First Hawaiian Bank’s earnings jumped 10.1% in the third quarter as the company sharply reduced its nonperforming assets and improved its noninterest income.
The state’s largest bank reported today that net income rose to $74.2 million, or 56 cents a share, from $67.4 million, or 50 cents a share, in the year-earlier period. Its core net income, which excludes special items, was $75.9 million, or 57 cents a share, which beats analysts’ consensus estimate of 54 cents a share.
“Our earnings were driven by excellent credit quality and continued prudent expense management,” said Bob Harrison, chairman, president and CEO. “During the quarter we continued to improve the quality of our balance sheet as we sold over $400 million of shared national credits and reduced public time deposits, enabling us to increase the size of our stock repurchase program.”

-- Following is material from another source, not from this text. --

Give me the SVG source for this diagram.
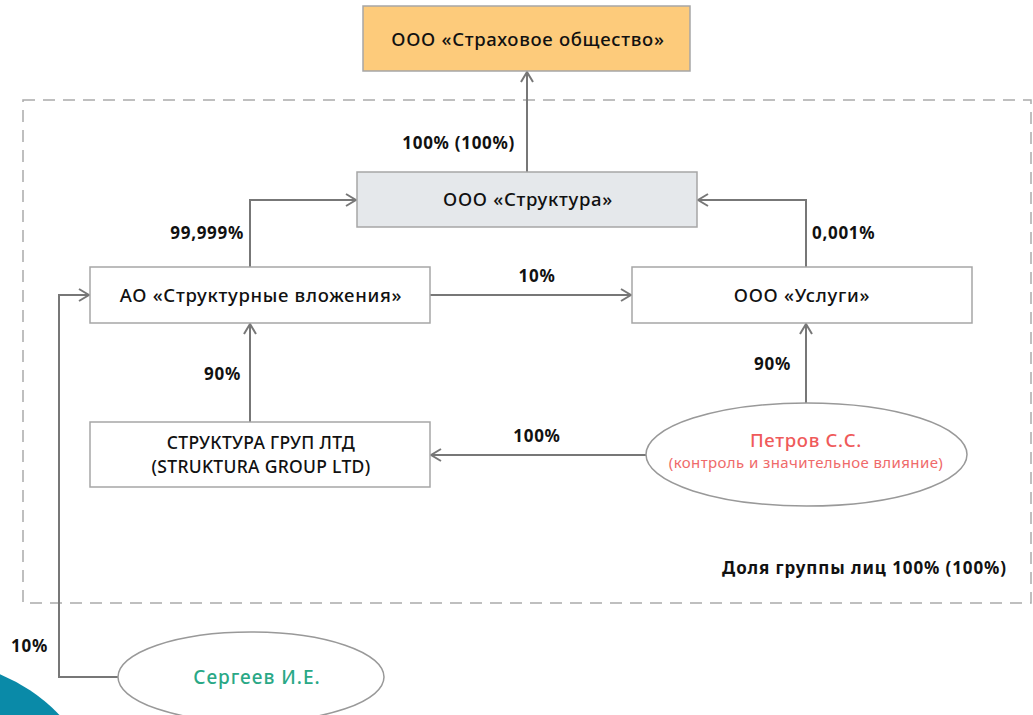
<svg xmlns="http://www.w3.org/2000/svg" width="1033" height="715" viewBox="0 0 1033 715">
<style>
.box{fill:#fff;stroke:#a6a6a6;stroke-width:1.5}
.t{font-family:"Noto Sans","Open Sans",sans-serif;font-size:18.5px;letter-spacing:0.7px;font-weight:500;fill:#111;text-anchor:middle}
.lbl{font-family:"Noto Sans","Open Sans",sans-serif;font-size:17px;letter-spacing:0.7px;font-weight:bold;fill:#111}
.c{fill:none;stroke:#777;stroke-width:2}
</style>
<defs>
<marker id="arr" viewBox="0 0 12 14" refX="11" refY="7" markerWidth="12" markerHeight="14" markerUnits="userSpaceOnUse" orient="auto">
<polyline points="1,1 11,7 1,13" fill="none" stroke="#777" stroke-width="2"/>
</marker>
</defs>
<rect width="1033" height="715" fill="#fff"/>
<circle cx="-70" cy="840" r="180" fill="#0a8aa8"/>
<rect id="group-frame" x="23" y="100" width="1008" height="503" fill="none" stroke="#aaa" stroke-width="1.5" stroke-dasharray="12 8"/>
<g id="connectors">
<path class="c" d="M527 172 V72" marker-end="url(#arr)"/>
<path class="c" d="M250 267 V200 H356" marker-end="url(#arr)"/>
<path class="c" d="M806 267 V200 H698" marker-end="url(#arr)"/>
<path class="c" d="M430 295 H631" marker-end="url(#arr)"/>
<path class="c" d="M250 422 V324" marker-end="url(#arr)"/>
<path class="c" d="M806 403 V324" marker-end="url(#arr)"/>
<path class="c" d="M646 455 H431" marker-end="url(#arr)"/>
<path class="c" d="M118 677 H59 V295 H89" marker-end="url(#arr)"/>
<text class="lbl" x="515" y="149" text-anchor="end">100% (100%)</text>
<text class="lbl" x="244" y="239" text-anchor="end">99,999%</text>
<text class="lbl" x="812" y="239">0,001%</text>
<text class="lbl" x="537" y="282" text-anchor="middle">10%</text>
<text class="lbl" x="241" y="380" text-anchor="end">90%</text>
<text class="lbl" x="791" y="370" text-anchor="end">90%</text>
<text class="lbl" x="537" y="442" text-anchor="middle">100%</text>
<text class="lbl" x="48" y="652" text-anchor="end">10%</text>
</g>
<g id="insurer">
<rect x="363" y="6" width="327" height="65" fill="#fdcb7b" stroke="#a6a6a6" stroke-width="1.5"/>
<text class="t" x="528" y="46">ООО «Страховое общество»</text>
</g>
<g id="struktura">
<rect x="357" y="172" width="340" height="55" fill="#e5e8eb" stroke="#a6a6a6" stroke-width="1.5"/>
<text class="t" x="528" y="206">ООО «Структура»</text>
</g>
<g id="ao-vlozheniya">
<rect class="box" x="90" y="267" width="340" height="56"/>
<text class="t" x="261" y="302">АО «Структурные вложения»</text>
</g>
<g id="uslugi">
<rect class="box" x="632" y="267" width="340" height="56"/>
<text class="t" x="802" y="302">ООО «Услуги»</text>
</g>
<g id="struktura-group">
<rect class="box" x="90" y="422" width="340" height="65"/>
<text class="t" x="261" y="449" style="font-size:17.5px;letter-spacing:0.3px">СТРУКТУРА ГРУП ЛТД</text>
<text class="t" x="261" y="473" style="font-size:17.5px;letter-spacing:0.3px">(STRUKTURA GROUP LTD)</text>
</g>
<g id="petrov">
<ellipse cx="806.5" cy="454.5" rx="160.5" ry="51.5" fill="#fff" stroke="#999" stroke-width="1.5"/>
<text class="t" x="806" y="447" style="fill:#ef5a5a">Петров С.С.</text>
<text class="t" x="806" y="468" style="fill:#ef6a6a;font-size:15px;letter-spacing:0.4px;font-weight:normal">(контроль и значительное влияние)</text>
</g>
<g id="sergeev">
<ellipse cx="251" cy="677" rx="133" ry="45" fill="#fff" stroke="#999" stroke-width="1.5"/>
<text class="t" x="257" y="684" style="fill:#2aa886;font-size:19px;letter-spacing:1px">Сергеев И.Е.</text>
</g>
<text id="group-share" class="lbl" x="1007" y="574" text-anchor="end" style="letter-spacing:0.9px">Доля группы лиц 100% (100%)</text>
</svg>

The bank’s net interest income, the difference between what it collects on loans and what it pays for deposits), rose 1.3% to $143.1M from the year-earlier quarter while its net interest margin rose 8 basis points to 3.19%. Its net interest margin, however, was down from 3.25% after the second quarter as low interest rates continue to squeeze banks’ profitability nationwide. Noninterest income, which includes service charges and fees, gained 5.4% to $50 million.
Loans edged up 1.9% to $12.84 billion while deposits ticked up 1% to $16.86 billion. The ratio of nonperforming assets to total loans and leases and other real estate owned was 0.03% at the end of the third quarter.